Book Review: Wolf Brother
My rating: 4 of 5 stars
Wolf Brother is the first book in the Chronicles of Ancient Darkness series. I was looking for something different to read when I saw a set of books tied up with a length of orange ribbon at a flea market. At $15, I think I snagged a bargain as I got all six books for that low price. The books were in fairly good condition too. Double bargain!
I actually finished reading the book on 24 November 2012, but have only just now had the time to write a review.
Thousands of years ago the land is one dark forest. Its people are hunter-gatherers. They know every tree and herb and they know how to survive in a time of enchantment and powerful magic. Until an ambitious and malevolent force conjures a demon: a demon so evil that it can be contained only in the body of a ferocious bear that will slay everything it sees, a demon determined to destroy the world.
Only one boy can stop it—12 year old Torak, who has seen his father murdered by the bear. With his dying breath, Torak’s father tells his son of the burden that is his. He must lead the bear to the mountain of the World Spirit and beg that spirit’s help to overcome it.
Torak is an unwilling hero. He is scared and trusts no one. His only companion is a wolf cub only three moons old, whom he seems to understand better than any human.
Theirs is a terrifying quest in a world of wolves, tree spirits and Hidden People, a world in which trusting a friend means risking your life.
Wolf Brother reminded me of Jean M. Auel’s Earth’s Children series. However, where Earth’s Children is written for adults, the Chronicles of Ancient Darkness is written for children (9+).
It’s a story of a 12 year-old boy trying to save the world. Everyone seems to know more about him than he does himself, because he’s led a secluded life. His father was trying to protect him, but after his father is fatally wounded Torak must find out, fast, what his destiny is.
The book grabbed me from the first chapter. I was actually reading another book at the time and only opened this book for a quick look—and before I knew it I’d read three chapters. It’s the first time I’ve officially read two books at the same time.
The story is set 6,000 years ago when people had a close awareness of the Earth and of nature. A time when the characters believe everything—including rocks, trees, plants—are alive and must be respected. This, mixed with magic, makes a very interesting world indeed.
Torak’s closest companion is a wolf; hence the title of the book—Wolf Brother. The bond between them is shaky to begin with and I believe Torak’s change of attitude towards the wolf pup wasn’t altogether convincing. But that is my only negative towards the book really so that in itself shows the book is good.
Torak’s other companion is Renn, a girl of about the same age. Renn is confident and knowledgeable. Torak learns a lot from her. They make a good contrast and must learn to trust each other, no matter how reluctantly.

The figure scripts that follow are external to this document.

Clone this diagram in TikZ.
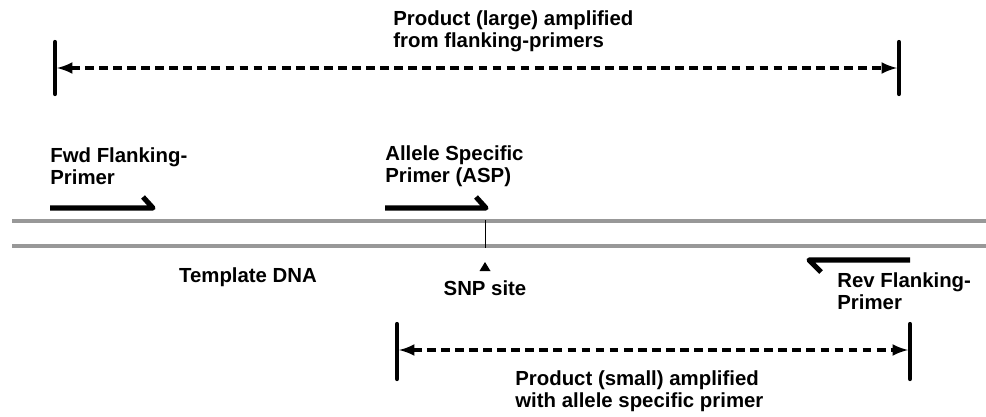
\documentclass[tikz,border=0pt]{standalone}
\usepackage{xcolor}
\usepackage{fontspec}
\setmainfont{Liberation Sans}
\usepackage{tikz}
\usetikzlibrary{calc}
\usetikzlibrary{shapes,arrows,positioning}
\definecolor{strandgray}{HTML}{989898}
\tikzset{
	lbl/.style={font=\bfseries\fontsize{11.6}{12.6}\selectfont,align=left,inner sep=0pt},
	bar/.style={line width=2.4pt,line cap=round},
	span/.style={latex-latex,line width=2pt,dash pattern=on 5pt off 3pt},
	primer/.style={line width=2.9pt,line join=round},
	strand/.style={strandgray,line width=2.4pt}
}
\begin{document}
\begin{tikzpicture}[x=0.02cm,y=-0.02cm]
		\useasboundingbox (0,0) rectangle (986,416);
		% large product from the flanking primers
		\coordinate (LT1) at (55,42); \coordinate (LB1) at (55,94);
		\coordinate (RT1) at (899,42); \coordinate (RB1) at (899,94);
		\draw[bar] (LT1)--(LB1);
		\draw[bar] (RT1)--(RB1);
		\coordinate (large left) at (57,68); \coordinate (large right) at (897,68);
		\draw[span] (large left)--(large right);
		\node[lbl,anchor=west] (large) at (393,31) {Product (large) amplified\\from flanking-primers};
		% template strands
		\coordinate (top start) at (12,221); \coordinate (top end) at (986,221);
		\coordinate (bot start) at (12,246); \coordinate (bot end) at (986,246);
		\draw[strand] (top start)--(top end);
		\draw[strand] (bot start)--(bot end);
		\node[lbl] (template) at (248,277) {Template DNA};
		% SNP position
		\coordinate (snp top) at (485,220); \coordinate (snp bot) at (485,248);
		\draw[thin] (snp top)--(snp bot);
		\fill[black] (485,262)--(490.5,271)--(479.5,271)--cycle;
		\node[lbl] (snp) at (485,288) {SNP site};
		% primers
		\draw[primer] (50,208)--(153,208)--(143,197);
		\node[lbl,anchor=west] (fwd) at (50,166) {Fwd Flanking-\\Primer};
		\draw[primer] (385,208)--(486,208)--(476,197);
		\node[lbl,anchor=west] (asp) at (385,166) {Allele Specific\\Primer (ASP)};
		\draw[primer] (910,260)--(809,260)--(821,272);
		\node[lbl,anchor=west] (rev) at (837,291) {Rev Flanking-\\Primer};
		% small product from the allele specific primer
		\coordinate (LT2) at (397,324); \coordinate (LB2) at (397,379);
		\coordinate (RT2) at (910,324); \coordinate (RB2) at (910,379);
		\draw[bar] (LT2)--(LB2);
		\draw[bar] (RT2)--(RB2);
		\coordinate (small left) at (399,350); \coordinate (small right) at (908,350);
		\draw[span] (small left)--(small right);
		\node[lbl,anchor=west] (small) at (515,391) {Product (small) amplified\\with allele specific primer};
	\end{tikzpicture}
\end{document}
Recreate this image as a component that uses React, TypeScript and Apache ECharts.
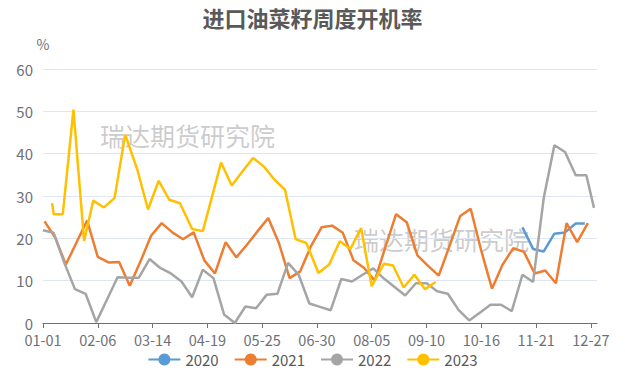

The story itself is well written and full enough to allow imagery to form in the reader’s mind, without being too descriptive that it becomes cumbersome and boring. And although the storylines didn’t feel complex because of the way they were written (remember, this is a book for children), they were still full and complete, and very easy to read.
Wolf Brother is a book where time passes quickly as the reader is absorbed into a colourful world. And before you know it the book has ended and you find you just have to grab the next book in the series and continue reading. And that’s exactly what I did.